__Information shown__
>> BEGIN
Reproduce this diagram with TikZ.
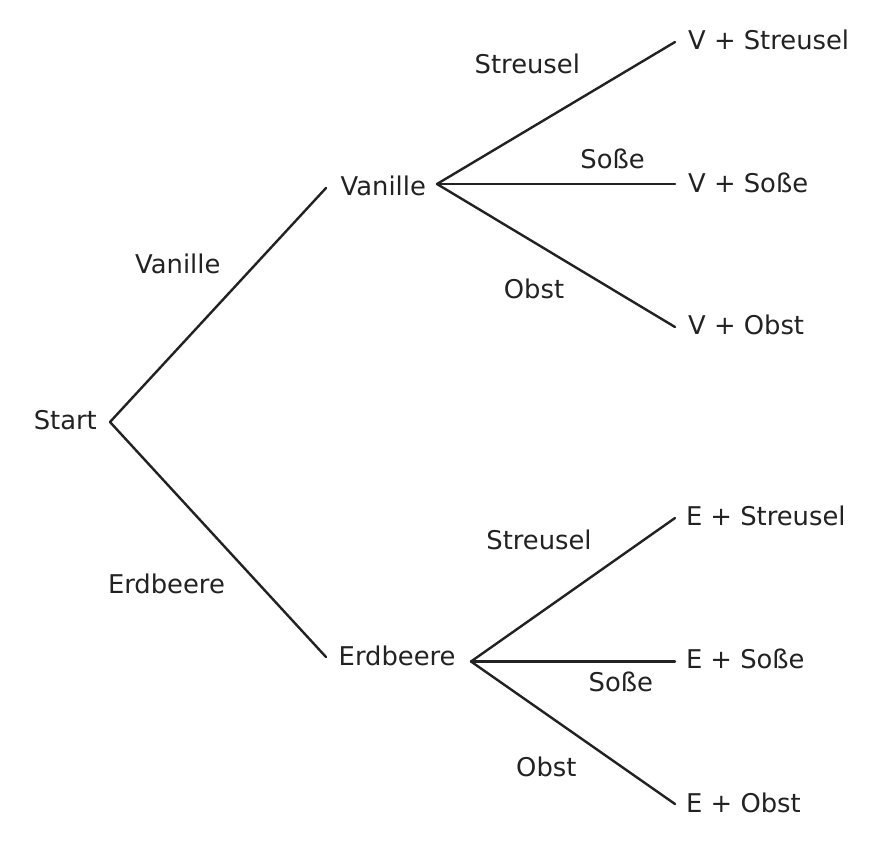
\documentclass[tikz,border=0pt]{standalone}
\usepackage{fontspec}
\setmainfont{DejaVu Sans}
\definecolor{ink}{HTML}{222222}
\begin{document}
\begin{tikzpicture}[x=1pt,y=-1pt,
  txt/.style={inner sep=0pt,anchor=base west,text=ink,font=\fontsize{25.8}{30}\selectfont},
  branch/.style={draw=ink,line width=2.4pt,line cap=round}]
\useasboundingbox[fill=white] (0,0) rectangle (883,847);
% text nodes
\node[txt] (start) at (33.6,429.5) {Start};
\node[txt] (van) at (340.5,195.9) {Vanille};
\node[txt] (erd) at (338.5,665.2) {Erdbeere};
\node[txt] (vs) at (688,49.5) {V + Streusel};
\node[txt] (vso) at (688,192) {V + Soße};
\node[txt] (vo) at (688,334.8) {V + Obst};
\node[txt] (es) at (685.8,525.8) {E + Streusel};
\node[txt] (eso) at (685.8,668.8) {E + Soße};
\node[txt] (eo) at (686,812.8) {E + Obst};
% edge labels
\node[txt] (lvan) at (135,273.5) {Vanille};
\node[txt] (lerd) at (107.8,593.5) {Erdbeere};
\node[txt] (lvs) at (474.5,73.5) {Streusel};
\node[txt] (lvso) at (580.2,168) {Soße};
\node[txt] (lvo) at (503.7,298.5) {Obst};
\node[txt] (les) at (486.2,549.5) {Streusel};
\node[txt] (leso) at (588.5,691) {Soße};
\node[txt] (leo) at (516,776) {Obst};
% connector points
\coordinate (r) at (110,422);
\coordinate (vin) at (326,188);
\coordinate (ein) at (326,657);
\coordinate (vout) at (437,184);
\coordinate (eout) at (471,661.5);
\coordinate (vsin) at (675,42);
\coordinate (vsoin) at (675,184);
\coordinate (voin) at (675,327);
\coordinate (esin) at (675,518);
\coordinate (esoin) at (675,661.5);
\coordinate (eoin) at (675,804);
% connectors
\draw[branch] (r) -- (vin);
\draw[branch] (r) -- (ein);
\draw[branch] (vout) -- (vsin);
\draw[branch] (vout) -- (vsoin);
\draw[branch] (vout) -- (voin);
\draw[branch] (eout) -- (esin);
\draw[branch] (eout) -- (esoin);
\draw[branch] (eout) -- (eoin);
\end{tikzpicture}
\end{document}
>> END
__Short exercise__
Exclude the pictures. Write out the remaining data exactly.

__Right answer__
Reproduce this diagram with TikZ.
\documentclass[tikz,border=0pt]{standalone}
\usepackage{fontspec}
\setmainfont{DejaVu Sans}
\definecolor{ink}{HTML}{222222}
\begin{document}
\begin{tikzpicture}[x=1pt,y=-1pt,
  txt/.style={inner sep=0pt,anchor=base west,text=ink,font=\fontsize{25.8}{30}\selectfont},
  branch/.style={draw=ink,line width=2.4pt,line cap=round}]
\useasboundingbox[fill=white] (0,0) rectangle (883,847);
% text nodes
\node[txt] (start) at (33.6,429.5) {Start};
\node[txt] (van) at (340.5,195.9) {Vanille};
\node[txt] (erd) at (338.5,665.2) {Erdbeere};
\node[txt] (vs) at (688,49.5) {V + Streusel};
\node[txt] (vso) at (688,192) {V + Soße};
\node[txt] (vo) at (688,334.8) {V + Obst};
\node[txt] (es) at (685.8,525.8) {E + Streusel};
\node[txt] (eso) at (685.8,668.8) {E + Soße};
\node[txt] (eo) at (686,812.8) {E + Obst};
% edge labels
\node[txt] (lvan) at (135,273.5) {Vanille};
\node[txt] (lerd) at (107.8,593.5) {Erdbeere};
\node[txt] (lvs) at (474.5,73.5) {Streusel};
\node[txt] (lvso) at (580.2,168) {Soße};
\node[txt] (lvo) at (503.7,298.5) {Obst};
\node[txt] (les) at (486.2,549.5) {Streusel};
\node[txt] (leso) at (588.5,691) {Soße};
\node[txt] (leo) at (516,776) {Obst};
% connector points
\coordinate (r) at (110,422);
\coordinate (vin) at (326,188);
\coordinate (ein) at (326,657);
\coordinate (vout) at (437,184);
\coordinate (eout) at (471,661.5);
\coordinate (vsin) at (675,42);
\coordinate (vsoin) at (675,184);
\coordinate (voin) at (675,327);
\coordinate (esin) at (675,518);
\coordinate (esoin) at (675,661.5);
\coordinate (eoin) at (675,804);
% connectors
\draw[branch] (r) -- (vin);
\draw[branch] (r) -- (ein);
\draw[branch] (vout) -- (vsin);
\draw[branch] (vout) -- (vsoin);
\draw[branch] (vout) -- (voin);
\draw[branch] (eout) -- (esin);
\draw[branch] (eout) -- (esoin);
\draw[branch] (eout) -- (eoin);
\end{tikzpicture}
\end{document}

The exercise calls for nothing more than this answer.